To give you a sense of the scale: a query that retrieves 20m rows from the last 28 days takes about 9 mins, 52 sec to return (using influx python client). I have a table in postgres with 23m rows and “select * from [table_name]” took 61 seconds.

I have to say, it’s disappointing to find there’s a gotcha like this waiting when you get to a larger scale. In quite a bit of research I never came across anything that said pulling out your data for several weeks is going to be extremely costly. I understand that influx is fast for aggregation, but there are many things that are too complicated to represent in a query.

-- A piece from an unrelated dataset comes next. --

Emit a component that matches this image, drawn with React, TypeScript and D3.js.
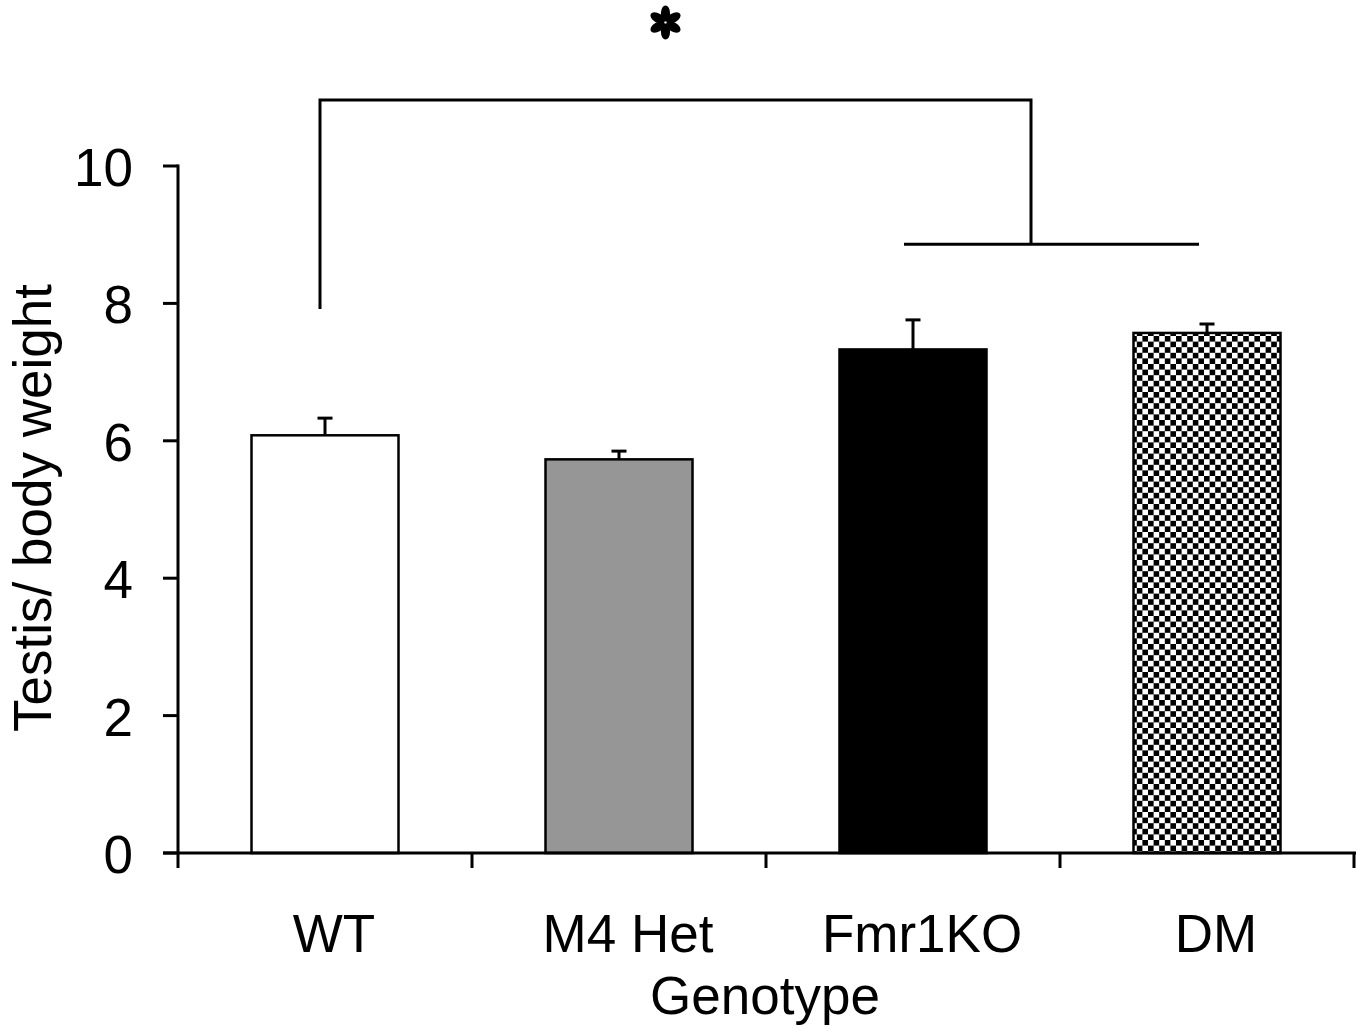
import React from 'react';
import * as d3 from 'd3';

const genotypes = ['WT', 'M4 Het', 'Fmr1KO', 'DM'];
const means = [6.08, 5.73, 7.33, 7.57];
const errors = [0.25, 0.12, 0.43, 0.13];
const yTicks = [0, 2, 4, 6, 8, 10];

const W = 1369;
const H = 1032;
const FONT = 'Arial, "Liberation Sans", Helvetica, sans-serif';
const FS = 53;

export default function App() {
  const x = d3.scaleBand<string>().domain(genotypes).range([178, 1354]).paddingInner(0).paddingOuter(0);
  const y = d3.scaleLinear().domain([0, 10]).range([853, 166]);
  const bw = x.bandwidth() / 2;
  const fills = ['#ffffff', '#969696', '#000000', 'url(#checker)'];
  const mid = (g: string) => x(g)! + x.bandwidth() / 2;

  // significance bracket: WT vs (Fmr1KO, DM)
  const wtX = mid('WT') - 5;
  const groupL = mid('Fmr1KO') - 9;
  const groupR = mid('DM') - 8;
  const groupMid = 1031;
  const topY = y(10.96);
  const groupY = y(8.86);
  const wtLow = y(7.92);

  // six-petal asterisk
  const starX = 665.5;
  const starY = 22.5;

  return (
    <svg width={W} height={H} style={{ display: 'block', position: 'absolute', left: 0, top: 0 }}>
      <defs>
        <pattern id="checker" width={11.2} height={11.2} patternUnits="userSpaceOnUse">
          <rect width={11.2} height={11.2} fill="#fff" />
          <rect width={5.6} height={5.6} fill="#000" />
          <rect x={5.6} y={5.6} width={5.6} height={5.6} fill="#000" />
        </pattern>
      </defs>
      <rect width={W} height={H} fill="#fff" />

      {/* bars */}
      {genotypes.map((g, i) => {
        const cx = mid(g);
        const top = y(means[i]);
        const eTop = y(means[i] + errors[i]);
        return (
          <g key={g}>
            <line x1={cx} x2={cx} y1={top} y2={eTop} stroke="#000" strokeWidth={3} />
            <line x1={cx - 7.5} x2={cx + 7.5} y1={eTop} y2={eTop} stroke="#000" strokeWidth={3} />
            <rect x={cx - bw / 2} y={top} width={bw} height={y(0) - top} fill={fills[i]} stroke="#000" strokeWidth={2.5} />
          </g>
        );
      })}

      {/* y axis */}
      <line x1={178} x2={178} y1={y(10) - 1.5} y2={y(0)} stroke="#000" strokeWidth={3} />
      {yTicks.map((t) => (
        <g key={t}>
          <line x1={163} x2={178} y1={y(t)} y2={y(t)} stroke="#000" strokeWidth={3} />
          <text x={133} y={y(t) + 20} textAnchor="end" fontFamily={FONT} fontSize={FS} fill="#000">
            {t}
          </text>
        </g>
      ))}

      {/* x axis */}
      <line x1={163} x2={1356} y1={y(0)} y2={y(0)} stroke="#000" strokeWidth={3} />
      {[...genotypes.map((g) => x(g)!), 1354].map((v, i) => (
        <line key={i} x1={v} x2={v} y1={y(0)} y2={y(0) + 15} stroke="#000" strokeWidth={3} />
      ))}
      {genotypes.map((g) => (
        <text key={g} x={mid(g) + 9} y={952} textAnchor="middle" fontFamily={FONT} fontSize={FS} fill="#000">
          {g}
        </text>
      ))}
      <text x={765} y={1014} textAnchor="middle" fontFamily={FONT} fontSize={FS} fill="#000">
        Genotype
      </text>
      <text
        transform={`translate(51,508) rotate(-90)`}
        textAnchor="middle"
        fontFamily={FONT}
        fontSize={FS}
        fill="#000"
      >
        Testis/ body weight
      </text>

      {/* significance bracket */}
      <path
        d={`M${wtX},${wtLow}V${topY}H${groupMid}V${groupY}`}
        fill="none"
        stroke="#000"
        strokeWidth={3}
      />
      <line x1={groupL} x2={groupR} y1={groupY} y2={groupY} stroke="#000" strokeWidth={3} />
      <g transform={`translate(${starX},${starY})`} fill="#000">
        {d3.range(6).map((k) => (
          <ellipse key={k} cx={0} cy={-9} rx={4.6} ry={8} transform={`rotate(${k * 60})`} />
        ))}
      </g>
    </svg>
  );
}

To get around this, I’m looking at needing to save a second copy of all the data in daily json or csv files to allow quick read access when needed. Obviously it would be preferable if I could just use the database to store the data.

@jackzampolin, earlier in this thread you said json serialization was a bottleneck on the influx side. I find it hard to believe that to be the case as I can get in and out of json on 20m objects in far less time than it takes me to pull from influx. I just benchmarked a round-trip from the 20m Python objects to json and back – one at a time, no less – and it took 2 mins, 13 sec. If json is the problem it should be an easy fix.

also, fwiw I have influx running on its own server as you recommended, ssd, 64gb ram w/ 2x six-core xeons, but this has done nothing to improve things.


Influx stores its data in a columnar format whereas postgres stores things in a row oriented format. A select * is going to be more efficient in row oriented DBs as all the columns are contiguous and stored together. In a columnar format, all the data for a single column is stored together so a select * needs to read from the location of all the columns so it’s can be more expensive.

It’s very possible there is some performance bug your are running into with your dataset. JSON marshaling of large datasets is not very efficient currently, but it’s hard to say if that is the issue in your case. Would you mind opening an issue and including profiles (instructions in template) while the query is running?